=== Dataset extract ===
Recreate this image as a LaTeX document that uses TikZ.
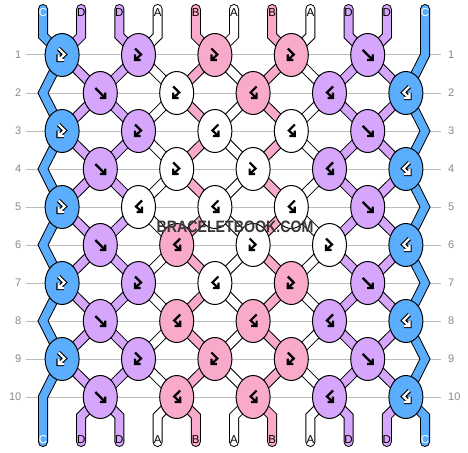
\documentclass[tikz,border=0pt]{standalone}
\usepackage{fontspec}
\setmainfont{Liberation Sans}
\usetikzlibrary{shapes.geometric}
\definecolor{cblue}{HTML}{5BADFD}
\definecolor{cpurp}{HTML}{D5A6FB}
\definecolor{cpink}{HTML}{F9AACA}
\definecolor{cwhite}{HTML}{FFFFFF}
\definecolor{rowgray}{HTML}{BDBDBD}
\definecolor{labgray}{HTML}{8A8A8A}
\definecolor{wmgray}{HTML}{383838}
\tikzset{
  rowline/.style={draw=rowgray,line width=1},
  rowlab/.style={text=labgray,font=\fontsize{11}{11}\selectfont,inner sep=0},
  strband/.style={line width=8,line cap=round,line join=miter,preaction={draw=black,line width=10,line cap=round,line join=miter}},
  knot/.style={ellipse,draw=black,line width=1,minimum width=34,minimum height=43,inner sep=0},
  toplab/.style={font=\fontsize{11.5}{11.5}\selectfont,inner sep=0},
  icounder/.style={}, icoover/.style={},
  wico/.style={icounder/.style={draw=black,line width=4.4,line join=miter},icoover/.style={draw=white,line width=2.2,line join=miter}},
  bico/.style={icounder/.style={},icoover/.style={draw=black,line width=2.2,line join=miter}},
  pics/icf/.style={code={\foreach \st in {icounder,icoover}{\path[\st] (-5,-5) -- (5,5) (-0.5,5) -- (5,5) -- (5,-0.5);}}},
  pics/icb/.style={code={\foreach \st in {icounder,icoover}{\path[\st] (5,-5) -- (-5,5) (0.5,5) -- (-5,5) -- (-5,-0.5);}}},
  pics/icfb/.style={code={\foreach \st in {icounder,icoover}{\path[\st] (-3.5,-6.5) -- (2.5,-0.5) -- (-3.5,5) (2,5) -- (-3.5,5) -- (-3.5,-0.5);}}},
  pics/icbf/.style={code={\foreach \st in {icounder,icoover}{\path[\st] (3.5,-6.5) -- (-2.5,-0.5) -- (3.5,5) (-2,5) -- (3.5,5) -- (3.5,-0.5);}}},
}
\begin{document}
\begin{tikzpicture}[x=1pt,y=-1pt]
\useasboundingbox (0,0) rectangle (468,452);
\fill[white] (0,0) rectangle (468,452);

% row guide lines and numbers
\foreach \r in {1,...,10}{
  \pgfmathsetmacro\yy{55+38*(\r-1)}
  \draw[rowline] (26,\yy) -- (441,\yy);
  \node[rowlab,anchor=east] (L\r) at (21.5,\yy) {\r};
  \node[rowlab,anchor=west] (R\r) at (448,\yy) {\r};
}

% string positions
\foreach \p in {0,...,10}{
  \pgfmathsetmacro\sx{43+38.2*\p}
  \coordinate (t\p) at (\sx,9);
  \coordinate (tb\p) at (\sx,35.9);
  \coordinate (bb\p) at (\sx,416.1);
  \coordinate (b\p) at (\sx,442);
  \foreach \r in {1,...,10}{
    \pgfmathsetmacro\yy{55+38*(\r-1)}
    \pgfmathsetmacro\xx{mod(\r,2)==1 ? (\p==10 ? \sx : 43+38.2*(2*floor(\p/2)+0.5)) : (\p==0 ? \sx : 43+38.2*(2*floor((\p+1)/2)-0.5))}
    \coordinate (s\p-\r) at (\xx,\yy);
  }
}

% strings
\foreach \p/\c in {0/cblue,1/cpurp,2/cpurp,3/cwhite,4/cpink,5/cwhite,6/cpink,7/cwhite,8/cpurp,9/cpurp,10/cblue}{
  \draw[strband,draw=\c] (t\p) -- (tb\p) -- (s\p-1) -- (s\p-2) -- (s\p-3) -- (s\p-4) -- (s\p-5) -- (s\p-6) -- (s\p-7) -- (s\p-8) -- (s\p-9) -- (s\p-10) -- (bb\p) -- (b\p);
}

% string labels
\foreach \p/\l/\tc in {0/C/white,1/D/black,2/D/black,3/A/black,4/B/black,5/A/black,6/B/black,7/A/black,8/D/black,9/D/black,10/C/white}{
  \pgfmathsetmacro\sx{43+38.2*\p}
  \node[toplab,text=\tc] (tl\p) at (\sx,12.5) {\l};
  \node[toplab,text=\tc] (bl\p) at (\sx,440) {\l};
}

% knots
\foreach \r/\lst in {
  1/{cblue/fb/wico,cpurp/fb/bico,cpink/fb/bico,cpink/fb/bico,cpurp/f/bico},
  2/{cpurp/f/bico,cwhite/fb/bico,cpink/bf/bico,cpurp/bf/bico,cblue/bf/wico},
  3/{cblue/fb/wico,cpurp/fb/bico,cwhite/bf/bico,cwhite/bf/bico,cpurp/f/bico},
  4/{cpurp/f/bico,cwhite/fb/bico,cwhite/fb/bico,cpurp/bf/bico,cblue/bf/wico},
  5/{cblue/fb/wico,cwhite/bf/bico,cwhite/bf/bico,cwhite/bf/bico,cpurp/f/bico},
  6/{cpurp/f/bico,cpink/bf/bico,cwhite/fb/bico,cwhite/fb/bico,cblue/bf/wico},
  7/{cblue/fb/wico,cpurp/fb/bico,cwhite/bf/bico,cpink/fb/bico,cpurp/f/bico},
  8/{cpurp/f/bico,cpink/bf/bico,cpink/bf/bico,cpurp/bf/bico,cblue/bf/wico},
  9/{cblue/fb/wico,cpurp/fb/bico,cpink/fb/bico,cpink/fb/bico,cpurp/f/bico},
  10/{cpurp/f/bico,cpink/bf/bico,cpink/bf/bico,cpurp/bf/bico,cblue/bf/wico}}{
  \pgfmathsetmacro\yy{55+38*(\r-1)}
  \pgfmathsetmacro\off{mod(\r,2)==1 ? 0.5 : 1.5}
  \foreach \c/\t/\s [count=\i from 0] in \lst {
    \pgfmathsetmacro\xx{43+38.2*(2*\i+\off)}
    \node[knot,fill=\c] (k\r-\i) at (\xx,\yy) {};
    \pic[\s] at (k\r-\i) {ic\t};
  }
}

% watermark
\node[text=wmgray,font=\bfseries\fontsize{16.5}{16.5}\selectfont,xscale=0.86,inner sep=0] (wm) at (235,227) {BRACELETBOOK.COM};
\end{tikzpicture}
\end{document}
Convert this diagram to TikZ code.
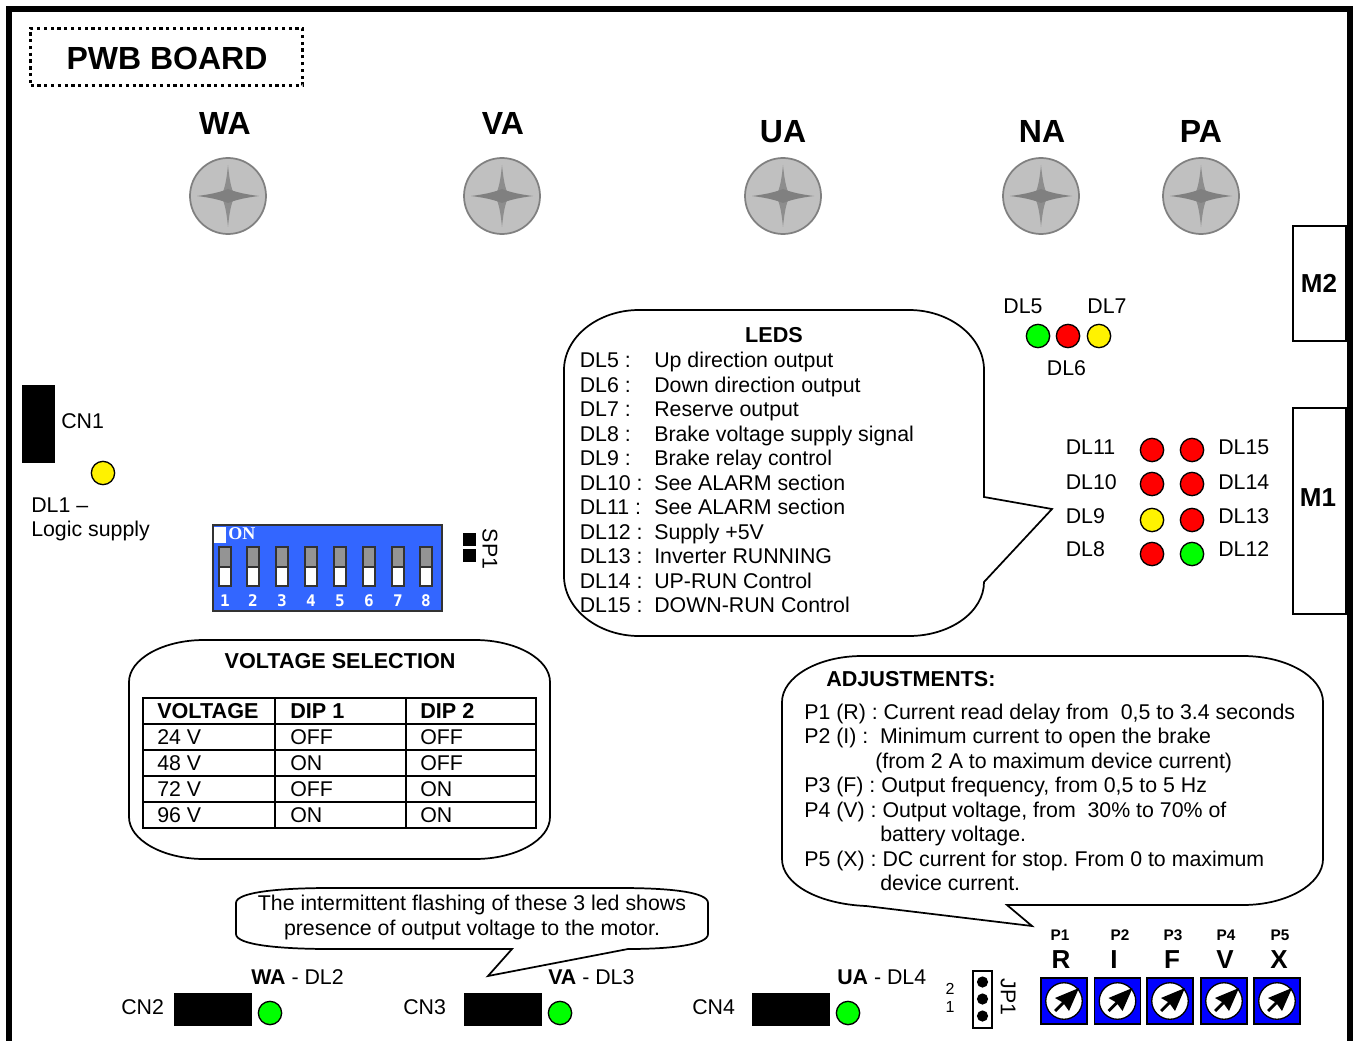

=== Exercise requirements ===
Reproduce all of the material above word for word. Omit the pictures.

=== Exercise output ===
Recreate this image as a LaTeX document that uses TikZ.
\documentclass[tikz,border=0pt]{standalone}
\usepackage{fontspec}
\setmainfont{Liberation Sans}
\usetikzlibrary{shapes.geometric}
\definecolor{cblue}{HTML}{5BADFD}
\definecolor{cpurp}{HTML}{D5A6FB}
\definecolor{cpink}{HTML}{F9AACA}
\definecolor{cwhite}{HTML}{FFFFFF}
\definecolor{rowgray}{HTML}{BDBDBD}
\definecolor{labgray}{HTML}{8A8A8A}
\definecolor{wmgray}{HTML}{383838}
\tikzset{
  rowline/.style={draw=rowgray,line width=1},
  rowlab/.style={text=labgray,font=\fontsize{11}{11}\selectfont,inner sep=0},
  strband/.style={line width=8,line cap=round,line join=miter,preaction={draw=black,line width=10,line cap=round,line join=miter}},
  knot/.style={ellipse,draw=black,line width=1,minimum width=34,minimum height=43,inner sep=0},
  toplab/.style={font=\fontsize{11.5}{11.5}\selectfont,inner sep=0},
  icounder/.style={}, icoover/.style={},
  wico/.style={icounder/.style={draw=black,line width=4.4,line join=miter},icoover/.style={draw=white,line width=2.2,line join=miter}},
  bico/.style={icounder/.style={},icoover/.style={draw=black,line width=2.2,line join=miter}},
  pics/icf/.style={code={\foreach \st in {icounder,icoover}{\path[\st] (-5,-5) -- (5,5) (-0.5,5) -- (5,5) -- (5,-0.5);}}},
  pics/icb/.style={code={\foreach \st in {icounder,icoover}{\path[\st] (5,-5) -- (-5,5) (0.5,5) -- (-5,5) -- (-5,-0.5);}}},
  pics/icfb/.style={code={\foreach \st in {icounder,icoover}{\path[\st] (-3.5,-6.5) -- (2.5,-0.5) -- (-3.5,5) (2,5) -- (-3.5,5) -- (-3.5,-0.5);}}},
  pics/icbf/.style={code={\foreach \st in {icounder,icoover}{\path[\st] (3.5,-6.5) -- (-2.5,-0.5) -- (3.5,5) (-2,5) -- (3.5,5) -- (3.5,-0.5);}}},
}
\begin{document}
\begin{tikzpicture}[x=1pt,y=-1pt]
\useasboundingbox (0,0) rectangle (468,452);
\fill[white] (0,0) rectangle (468,452);

% row guide lines and numbers
\foreach \r in {1,...,10}{
  \pgfmathsetmacro\yy{55+38*(\r-1)}
  \draw[rowline] (26,\yy) -- (441,\yy);
  \node[rowlab,anchor=east] (L\r) at (21.5,\yy) {\r};
  \node[rowlab,anchor=west] (R\r) at (448,\yy) {\r};
}

% string positions
\foreach \p in {0,...,10}{
  \pgfmathsetmacro\sx{43+38.2*\p}
  \coordinate (t\p) at (\sx,9);
  \coordinate (tb\p) at (\sx,35.9);
  \coordinate (bb\p) at (\sx,416.1);
  \coordinate (b\p) at (\sx,442);
  \foreach \r in {1,...,10}{
    \pgfmathsetmacro\yy{55+38*(\r-1)}
    \pgfmathsetmacro\xx{mod(\r,2)==1 ? (\p==10 ? \sx : 43+38.2*(2*floor(\p/2)+0.5)) : (\p==0 ? \sx : 43+38.2*(2*floor((\p+1)/2)-0.5))}
    \coordinate (s\p-\r) at (\xx,\yy);
  }
}

% strings
\foreach \p/\c in {0/cblue,1/cpurp,2/cpurp,3/cwhite,4/cpink,5/cwhite,6/cpink,7/cwhite,8/cpurp,9/cpurp,10/cblue}{
  \draw[strband,draw=\c] (t\p) -- (tb\p) -- (s\p-1) -- (s\p-2) -- (s\p-3) -- (s\p-4) -- (s\p-5) -- (s\p-6) -- (s\p-7) -- (s\p-8) -- (s\p-9) -- (s\p-10) -- (bb\p) -- (b\p);
}

% string labels
\foreach \p/\l/\tc in {0/C/white,1/D/black,2/D/black,3/A/black,4/B/black,5/A/black,6/B/black,7/A/black,8/D/black,9/D/black,10/C/white}{
  \pgfmathsetmacro\sx{43+38.2*\p}
  \node[toplab,text=\tc] (tl\p) at (\sx,12.5) {\l};
  \node[toplab,text=\tc] (bl\p) at (\sx,440) {\l};
}

% knots
\foreach \r/\lst in {
  1/{cblue/fb/wico,cpurp/fb/bico,cpink/fb/bico,cpink/fb/bico,cpurp/f/bico},
  2/{cpurp/f/bico,cwhite/fb/bico,cpink/bf/bico,cpurp/bf/bico,cblue/bf/wico},
  3/{cblue/fb/wico,cpurp/fb/bico,cwhite/bf/bico,cwhite/bf/bico,cpurp/f/bico},
  4/{cpurp/f/bico,cwhite/fb/bico,cwhite/fb/bico,cpurp/bf/bico,cblue/bf/wico},
  5/{cblue/fb/wico,cwhite/bf/bico,cwhite/bf/bico,cwhite/bf/bico,cpurp/f/bico},
  6/{cpurp/f/bico,cpink/bf/bico,cwhite/fb/bico,cwhite/fb/bico,cblue/bf/wico},
  7/{cblue/fb/wico,cpurp/fb/bico,cwhite/bf/bico,cpink/fb/bico,cpurp/f/bico},
  8/{cpurp/f/bico,cpink/bf/bico,cpink/bf/bico,cpurp/bf/bico,cblue/bf/wico},
  9/{cblue/fb/wico,cpurp/fb/bico,cpink/fb/bico,cpink/fb/bico,cpurp/f/bico},
  10/{cpurp/f/bico,cpink/bf/bico,cpink/bf/bico,cpurp/bf/bico,cblue/bf/wico}}{
  \pgfmathsetmacro\yy{55+38*(\r-1)}
  \pgfmathsetmacro\off{mod(\r,2)==1 ? 0.5 : 1.5}
  \foreach \c/\t/\s [count=\i from 0] in \lst {
    \pgfmathsetmacro\xx{43+38.2*(2*\i+\off)}
    \node[knot,fill=\c] (k\r-\i) at (\xx,\yy) {};
    \pic[\s] at (k\r-\i) {ic\t};
  }
}

% watermark
\node[text=wmgray,font=\bfseries\fontsize{16.5}{16.5}\selectfont,xscale=0.86,inner sep=0] (wm) at (235,227) {BRACELETBOOK.COM};
\end{tikzpicture}
\end{document}
Convert this diagram to TikZ code.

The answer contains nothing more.